Data supplied:
Begin

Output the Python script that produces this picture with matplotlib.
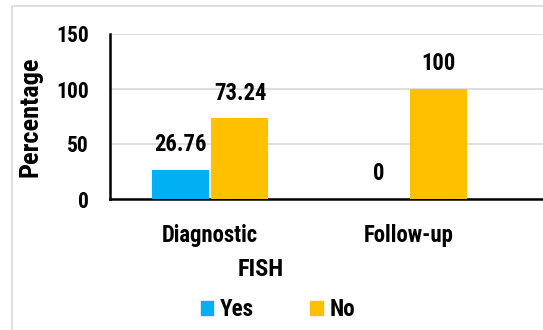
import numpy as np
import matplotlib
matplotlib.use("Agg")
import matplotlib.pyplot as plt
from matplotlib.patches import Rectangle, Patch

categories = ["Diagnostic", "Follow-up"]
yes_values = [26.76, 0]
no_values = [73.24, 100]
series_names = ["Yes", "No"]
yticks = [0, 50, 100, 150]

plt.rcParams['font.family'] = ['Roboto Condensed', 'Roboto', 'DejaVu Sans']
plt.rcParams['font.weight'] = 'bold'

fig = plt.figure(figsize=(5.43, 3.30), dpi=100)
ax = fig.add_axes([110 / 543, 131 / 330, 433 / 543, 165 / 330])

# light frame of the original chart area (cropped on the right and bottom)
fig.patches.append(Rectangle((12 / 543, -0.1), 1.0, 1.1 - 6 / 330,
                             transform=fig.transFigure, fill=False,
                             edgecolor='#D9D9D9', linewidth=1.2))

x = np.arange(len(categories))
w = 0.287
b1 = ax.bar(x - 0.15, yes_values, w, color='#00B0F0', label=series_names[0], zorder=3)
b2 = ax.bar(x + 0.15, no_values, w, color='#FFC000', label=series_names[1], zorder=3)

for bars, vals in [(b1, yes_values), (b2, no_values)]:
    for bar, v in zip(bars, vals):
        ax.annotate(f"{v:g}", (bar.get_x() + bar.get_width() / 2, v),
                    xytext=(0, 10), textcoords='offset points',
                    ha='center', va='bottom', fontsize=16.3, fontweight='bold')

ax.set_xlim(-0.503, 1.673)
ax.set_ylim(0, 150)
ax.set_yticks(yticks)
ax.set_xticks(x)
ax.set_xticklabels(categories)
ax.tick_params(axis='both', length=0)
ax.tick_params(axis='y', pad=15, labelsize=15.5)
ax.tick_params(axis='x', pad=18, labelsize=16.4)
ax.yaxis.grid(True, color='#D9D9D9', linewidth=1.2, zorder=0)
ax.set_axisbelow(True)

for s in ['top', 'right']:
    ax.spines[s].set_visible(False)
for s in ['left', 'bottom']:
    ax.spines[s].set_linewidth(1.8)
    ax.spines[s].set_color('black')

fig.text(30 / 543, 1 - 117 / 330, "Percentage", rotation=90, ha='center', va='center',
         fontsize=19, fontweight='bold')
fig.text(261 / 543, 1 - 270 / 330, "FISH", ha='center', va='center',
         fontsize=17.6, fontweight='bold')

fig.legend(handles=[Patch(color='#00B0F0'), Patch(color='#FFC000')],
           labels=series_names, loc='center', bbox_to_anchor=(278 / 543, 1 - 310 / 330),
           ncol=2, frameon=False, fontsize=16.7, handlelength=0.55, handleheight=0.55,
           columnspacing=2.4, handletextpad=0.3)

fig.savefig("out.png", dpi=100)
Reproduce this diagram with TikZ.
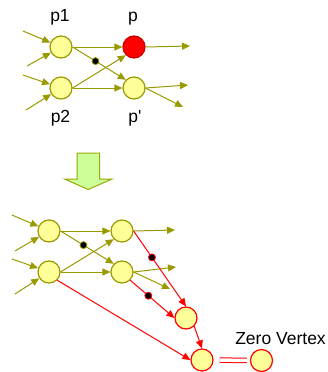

End
Begin

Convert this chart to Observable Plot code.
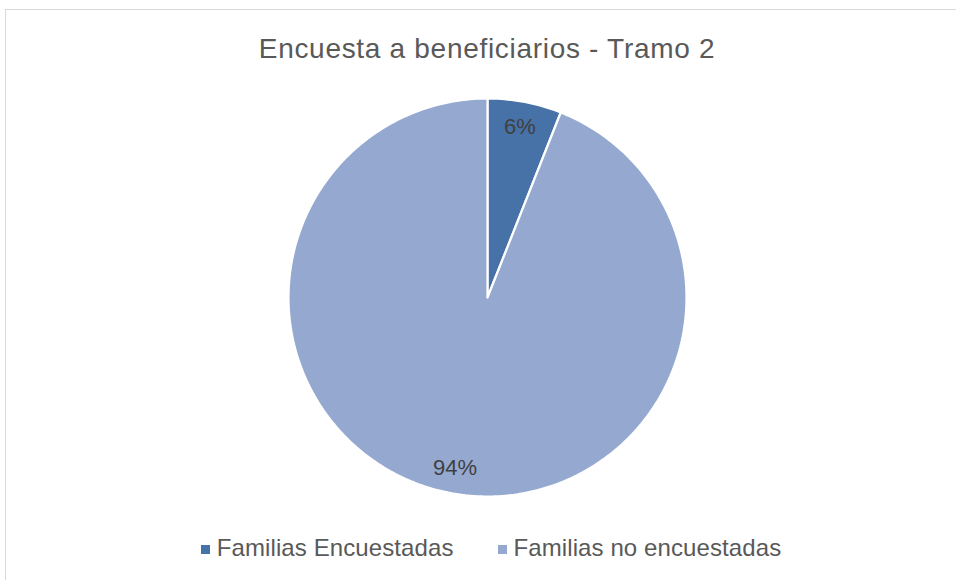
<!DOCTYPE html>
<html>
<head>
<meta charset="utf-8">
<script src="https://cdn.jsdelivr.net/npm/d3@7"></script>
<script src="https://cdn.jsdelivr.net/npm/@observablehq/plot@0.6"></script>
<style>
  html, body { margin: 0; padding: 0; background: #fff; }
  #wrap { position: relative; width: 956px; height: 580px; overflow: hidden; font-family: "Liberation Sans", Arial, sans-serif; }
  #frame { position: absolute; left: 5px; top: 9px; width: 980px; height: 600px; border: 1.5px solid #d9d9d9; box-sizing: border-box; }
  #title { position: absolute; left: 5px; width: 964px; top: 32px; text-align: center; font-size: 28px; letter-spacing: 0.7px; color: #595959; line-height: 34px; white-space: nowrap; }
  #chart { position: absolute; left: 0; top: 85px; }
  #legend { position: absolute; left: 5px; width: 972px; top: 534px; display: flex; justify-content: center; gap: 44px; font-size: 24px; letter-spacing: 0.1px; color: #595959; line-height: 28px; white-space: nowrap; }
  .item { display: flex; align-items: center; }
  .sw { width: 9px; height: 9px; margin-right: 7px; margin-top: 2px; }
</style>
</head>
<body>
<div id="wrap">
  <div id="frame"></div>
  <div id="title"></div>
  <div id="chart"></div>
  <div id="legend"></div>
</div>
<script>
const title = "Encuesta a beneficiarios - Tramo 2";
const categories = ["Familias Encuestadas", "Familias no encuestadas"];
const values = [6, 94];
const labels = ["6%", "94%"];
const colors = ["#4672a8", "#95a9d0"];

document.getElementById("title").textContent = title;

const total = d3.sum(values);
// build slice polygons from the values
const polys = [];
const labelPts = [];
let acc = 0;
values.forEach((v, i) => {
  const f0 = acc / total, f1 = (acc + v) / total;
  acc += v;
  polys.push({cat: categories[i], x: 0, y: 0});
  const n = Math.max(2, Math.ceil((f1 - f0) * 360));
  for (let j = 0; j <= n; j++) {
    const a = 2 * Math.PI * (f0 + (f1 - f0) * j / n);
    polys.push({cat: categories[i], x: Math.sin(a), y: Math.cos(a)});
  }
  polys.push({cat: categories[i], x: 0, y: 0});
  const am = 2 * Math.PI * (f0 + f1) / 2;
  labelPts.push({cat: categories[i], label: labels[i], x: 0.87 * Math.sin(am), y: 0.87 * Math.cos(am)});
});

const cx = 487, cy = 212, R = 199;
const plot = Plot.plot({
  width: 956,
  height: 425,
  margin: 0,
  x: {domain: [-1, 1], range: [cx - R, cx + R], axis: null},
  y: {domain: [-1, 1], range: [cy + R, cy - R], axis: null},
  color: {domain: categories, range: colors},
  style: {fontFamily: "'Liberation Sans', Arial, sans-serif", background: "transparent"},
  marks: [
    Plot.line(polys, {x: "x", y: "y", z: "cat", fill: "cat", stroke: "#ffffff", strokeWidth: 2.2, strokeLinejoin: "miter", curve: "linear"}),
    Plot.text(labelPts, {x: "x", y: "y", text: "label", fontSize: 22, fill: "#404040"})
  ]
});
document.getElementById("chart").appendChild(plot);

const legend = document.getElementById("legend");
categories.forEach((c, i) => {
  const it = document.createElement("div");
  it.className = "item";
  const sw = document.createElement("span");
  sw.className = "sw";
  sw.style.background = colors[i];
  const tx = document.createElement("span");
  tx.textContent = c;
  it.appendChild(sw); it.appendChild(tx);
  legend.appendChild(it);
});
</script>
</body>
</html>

End
Begin

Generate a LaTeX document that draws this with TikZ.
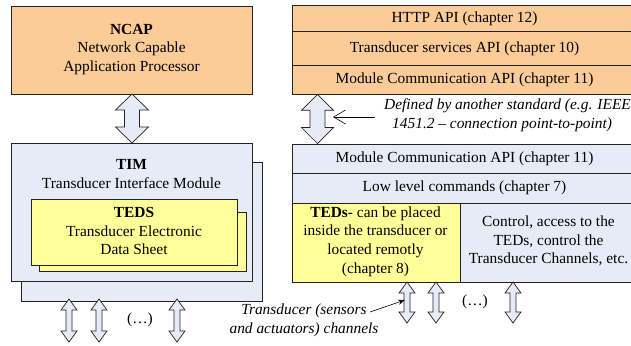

End

Directive: Give the number of lines in the data that contain "script", with no other words.

Complete output: 5